Siamo a New York, nel 1987. C’è già Donald Trump – ricordate? – anche se non sta alla Casa Bianca ma in cima a un grattacielo dorato sulla Fifth Avenue. E l’immaginario che incarna, la ricchezza arrogante e ostentata, un successo che corrisponde al lusso senza freni, sono il Sogno americano degli anni 80, quello cui aspirano tutti, poveri o ricchi, fatto di rampantismo yuppies e consumismo sfrenato, e perfetta aderenza alle rassicuranti regole del conformismo borghese.
Nel 1987 c’è anche un’altra New York, però, ed è quella che racconta Pose, la nuova serie creata da Ryan Murphy e che negli Stati Uniti ha debuttato all’inizio di giugno, il mese dell’orgoglio LGBTQ: è la Manhattan queer, che scorre parallela alle strade dell’edonismo mainstream, esiste nei sotterranei dei grattacieli o lungo i moli dell’Hudson, esplode nei locali semi-clandestini dove si organizzano i Ball, cioè gioiose sfilate in cui ci si sfida a essere il più possibile regali, alteri e favolosi, nelle discoteche e nelle strade dove si può immaginare il futuro inventando nuovi stili di danza, come il voguing (che sarà poi portato alla notorietà da Madonna).
Una comunità composta in gran parte di giovanissimi ragazzi cacciati di casa dai genitori perché omosessuali, di sex worker, senzatetto e piccoli spacciatori di droga, di persone transgender che il costo di «essere autentiche» lo pagano, altissimo, in ogni istante quotidiano; una comunità in cui ognuno si sceglie la propria famiglia, e con essa prova ad agguantare una felicità luminosa, costantemente negata da tutto e da tutti, dalle discriminazioni costanti alla tragica epidemia HIV.
Pose è, a oggi, la serie con il maggior numero di attori trans della storia della tv: Murphy e i suoi collaboratori hanno proceduto a un attento processo di casting, decisi a offrire i ruoli di personaggi transgender solo a interpreti transgender, e scovando così attrici rivelazione come la bellissima ex modella Indya Moore o l’energica MJ Rodriguez. C’è anche qualche nome più noto, nel cast (come James Van Der Beek, che vent’anni fa fu Dawson in Dawson’s Creek), ma la maggior parte dell’azione, rutilante e colorata, che a tratti sfiora i toni della favola ma è sempre di una sincerità commovente, è affidata a un gruppo entusiasta di facce nuove.
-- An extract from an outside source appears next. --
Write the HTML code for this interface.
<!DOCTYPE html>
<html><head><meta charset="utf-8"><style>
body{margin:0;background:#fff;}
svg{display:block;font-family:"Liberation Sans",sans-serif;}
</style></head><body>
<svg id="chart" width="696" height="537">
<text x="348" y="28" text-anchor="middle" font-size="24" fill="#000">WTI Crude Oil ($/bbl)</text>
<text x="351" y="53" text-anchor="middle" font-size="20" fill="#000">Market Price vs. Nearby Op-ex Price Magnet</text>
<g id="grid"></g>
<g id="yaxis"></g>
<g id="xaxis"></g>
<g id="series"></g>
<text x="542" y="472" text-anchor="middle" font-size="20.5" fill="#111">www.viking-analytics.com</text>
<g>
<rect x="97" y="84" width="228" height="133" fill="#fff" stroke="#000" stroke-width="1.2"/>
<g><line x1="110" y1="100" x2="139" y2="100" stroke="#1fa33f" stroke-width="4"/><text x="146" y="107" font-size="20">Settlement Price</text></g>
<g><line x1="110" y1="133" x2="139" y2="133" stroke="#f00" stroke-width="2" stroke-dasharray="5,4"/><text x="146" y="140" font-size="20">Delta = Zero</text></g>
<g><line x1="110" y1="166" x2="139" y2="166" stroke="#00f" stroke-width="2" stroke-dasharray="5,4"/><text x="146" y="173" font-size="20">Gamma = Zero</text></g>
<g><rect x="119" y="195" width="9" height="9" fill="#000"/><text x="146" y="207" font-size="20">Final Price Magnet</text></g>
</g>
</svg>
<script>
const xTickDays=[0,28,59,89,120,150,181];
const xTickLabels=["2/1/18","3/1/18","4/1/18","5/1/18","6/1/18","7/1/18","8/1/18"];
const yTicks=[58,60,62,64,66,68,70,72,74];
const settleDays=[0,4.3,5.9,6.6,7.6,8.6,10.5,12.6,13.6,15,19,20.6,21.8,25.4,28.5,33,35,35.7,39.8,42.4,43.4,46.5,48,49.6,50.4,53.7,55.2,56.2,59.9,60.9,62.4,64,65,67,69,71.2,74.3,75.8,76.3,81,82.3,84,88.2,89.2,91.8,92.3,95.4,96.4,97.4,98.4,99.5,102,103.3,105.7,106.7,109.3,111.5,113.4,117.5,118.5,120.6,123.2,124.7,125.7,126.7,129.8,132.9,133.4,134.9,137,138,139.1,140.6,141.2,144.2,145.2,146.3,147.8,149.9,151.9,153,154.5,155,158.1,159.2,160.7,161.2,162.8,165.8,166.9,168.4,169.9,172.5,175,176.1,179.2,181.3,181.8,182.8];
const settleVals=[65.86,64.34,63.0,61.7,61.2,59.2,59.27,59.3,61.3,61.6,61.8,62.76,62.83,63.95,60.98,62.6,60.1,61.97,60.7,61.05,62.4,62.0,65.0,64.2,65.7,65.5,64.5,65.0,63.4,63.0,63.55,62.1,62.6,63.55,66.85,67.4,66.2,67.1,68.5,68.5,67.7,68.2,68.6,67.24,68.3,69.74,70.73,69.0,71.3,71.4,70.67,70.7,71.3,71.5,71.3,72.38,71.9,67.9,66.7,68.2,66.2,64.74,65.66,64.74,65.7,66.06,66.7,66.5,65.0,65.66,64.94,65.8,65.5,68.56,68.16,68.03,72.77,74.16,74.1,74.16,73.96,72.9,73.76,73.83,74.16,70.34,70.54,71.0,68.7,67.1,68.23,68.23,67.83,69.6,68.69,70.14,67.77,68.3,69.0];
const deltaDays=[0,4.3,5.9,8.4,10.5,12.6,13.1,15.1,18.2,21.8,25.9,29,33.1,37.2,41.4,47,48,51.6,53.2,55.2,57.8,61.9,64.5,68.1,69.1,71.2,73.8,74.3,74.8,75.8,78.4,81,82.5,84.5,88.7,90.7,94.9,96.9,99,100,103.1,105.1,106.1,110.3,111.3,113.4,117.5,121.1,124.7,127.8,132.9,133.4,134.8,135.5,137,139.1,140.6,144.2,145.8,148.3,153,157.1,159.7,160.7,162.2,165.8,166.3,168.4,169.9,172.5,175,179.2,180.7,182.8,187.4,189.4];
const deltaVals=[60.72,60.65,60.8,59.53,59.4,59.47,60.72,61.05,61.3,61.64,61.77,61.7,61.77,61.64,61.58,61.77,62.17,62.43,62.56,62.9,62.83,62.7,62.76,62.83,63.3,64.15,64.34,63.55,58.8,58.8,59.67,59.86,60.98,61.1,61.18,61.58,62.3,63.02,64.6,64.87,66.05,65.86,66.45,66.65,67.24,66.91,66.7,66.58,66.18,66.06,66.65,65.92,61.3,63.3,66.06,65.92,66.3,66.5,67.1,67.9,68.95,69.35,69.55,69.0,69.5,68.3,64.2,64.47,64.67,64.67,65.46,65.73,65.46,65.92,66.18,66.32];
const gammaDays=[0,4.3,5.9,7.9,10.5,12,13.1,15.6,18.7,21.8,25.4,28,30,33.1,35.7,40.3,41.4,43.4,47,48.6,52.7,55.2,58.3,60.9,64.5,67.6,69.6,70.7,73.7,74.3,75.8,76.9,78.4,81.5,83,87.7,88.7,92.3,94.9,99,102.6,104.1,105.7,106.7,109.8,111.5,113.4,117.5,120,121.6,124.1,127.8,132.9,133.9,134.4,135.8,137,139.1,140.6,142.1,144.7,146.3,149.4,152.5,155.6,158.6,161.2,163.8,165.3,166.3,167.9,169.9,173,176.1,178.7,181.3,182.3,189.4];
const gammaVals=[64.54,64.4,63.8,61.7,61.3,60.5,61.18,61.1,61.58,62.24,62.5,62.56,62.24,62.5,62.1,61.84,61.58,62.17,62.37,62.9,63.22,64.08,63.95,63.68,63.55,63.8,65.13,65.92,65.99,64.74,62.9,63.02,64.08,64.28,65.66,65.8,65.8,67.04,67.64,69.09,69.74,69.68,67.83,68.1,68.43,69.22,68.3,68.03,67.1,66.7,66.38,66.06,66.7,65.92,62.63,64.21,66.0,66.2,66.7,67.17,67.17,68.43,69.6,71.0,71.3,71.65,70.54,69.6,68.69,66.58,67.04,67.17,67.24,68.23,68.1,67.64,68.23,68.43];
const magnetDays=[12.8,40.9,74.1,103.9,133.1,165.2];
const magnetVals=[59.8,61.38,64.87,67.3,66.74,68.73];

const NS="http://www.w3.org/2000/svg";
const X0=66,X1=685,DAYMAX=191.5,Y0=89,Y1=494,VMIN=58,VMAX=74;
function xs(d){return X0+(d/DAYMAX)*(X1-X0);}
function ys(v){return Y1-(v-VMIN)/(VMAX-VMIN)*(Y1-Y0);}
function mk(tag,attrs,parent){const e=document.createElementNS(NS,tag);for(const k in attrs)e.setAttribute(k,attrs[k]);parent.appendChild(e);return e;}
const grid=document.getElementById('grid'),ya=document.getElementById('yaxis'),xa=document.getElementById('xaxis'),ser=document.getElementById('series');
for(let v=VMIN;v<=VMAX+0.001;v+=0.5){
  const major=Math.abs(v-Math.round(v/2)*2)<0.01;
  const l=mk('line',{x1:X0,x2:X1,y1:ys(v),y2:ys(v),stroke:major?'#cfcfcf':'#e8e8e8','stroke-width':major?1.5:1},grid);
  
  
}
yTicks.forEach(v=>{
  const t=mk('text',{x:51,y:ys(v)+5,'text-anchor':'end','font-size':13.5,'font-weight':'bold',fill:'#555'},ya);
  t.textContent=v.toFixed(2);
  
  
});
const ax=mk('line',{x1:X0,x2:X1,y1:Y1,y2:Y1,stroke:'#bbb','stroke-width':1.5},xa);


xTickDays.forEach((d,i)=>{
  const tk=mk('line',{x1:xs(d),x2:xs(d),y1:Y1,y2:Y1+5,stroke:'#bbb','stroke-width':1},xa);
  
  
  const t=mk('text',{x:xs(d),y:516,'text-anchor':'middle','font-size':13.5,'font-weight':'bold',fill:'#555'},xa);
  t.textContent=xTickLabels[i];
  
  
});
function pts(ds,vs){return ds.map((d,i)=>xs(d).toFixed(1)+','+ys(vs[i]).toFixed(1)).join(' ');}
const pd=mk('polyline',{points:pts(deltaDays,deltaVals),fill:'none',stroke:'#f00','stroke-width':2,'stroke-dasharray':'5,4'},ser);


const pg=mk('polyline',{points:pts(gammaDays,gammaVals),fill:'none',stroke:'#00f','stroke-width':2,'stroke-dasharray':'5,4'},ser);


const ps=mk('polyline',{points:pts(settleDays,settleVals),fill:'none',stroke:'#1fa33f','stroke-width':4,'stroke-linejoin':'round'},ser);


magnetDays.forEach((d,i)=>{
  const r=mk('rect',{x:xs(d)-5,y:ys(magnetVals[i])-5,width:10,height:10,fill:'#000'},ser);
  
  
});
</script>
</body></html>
Che mette in scena, nel dettaglio e con empatia, un preciso periodo storico e un universo affascinante a molti sconosciuto, di straordinaria e contagiosa vitalità.
«Ognuno ha bisogno di sentirsi superiore a qualcun altro, ma è una linea che finisce con noi» si sente dire la protagonista Blanca da un’amica, che con “noi” intende “donne transgender di colore”. «Perché mai t’infili sempre nelle battaglie che non puoi vincere?» «Perché sono quelle per cui vale la pena combattere», è la risposta, retorica ma efficace, di Blanca. E a giudicare da chi oggi s’è trasferito dalla sua torre in Fifth Avenue alla Casa Bianca (o da chi s’è accaparrato, qui da noi, il ministero della famiglia) è una lotta ancora lunga. Ma di quelle per cui vale la pena combattere sempre, riuscendo pure nel frattempo a essere se stessi: felice Pride a tutti!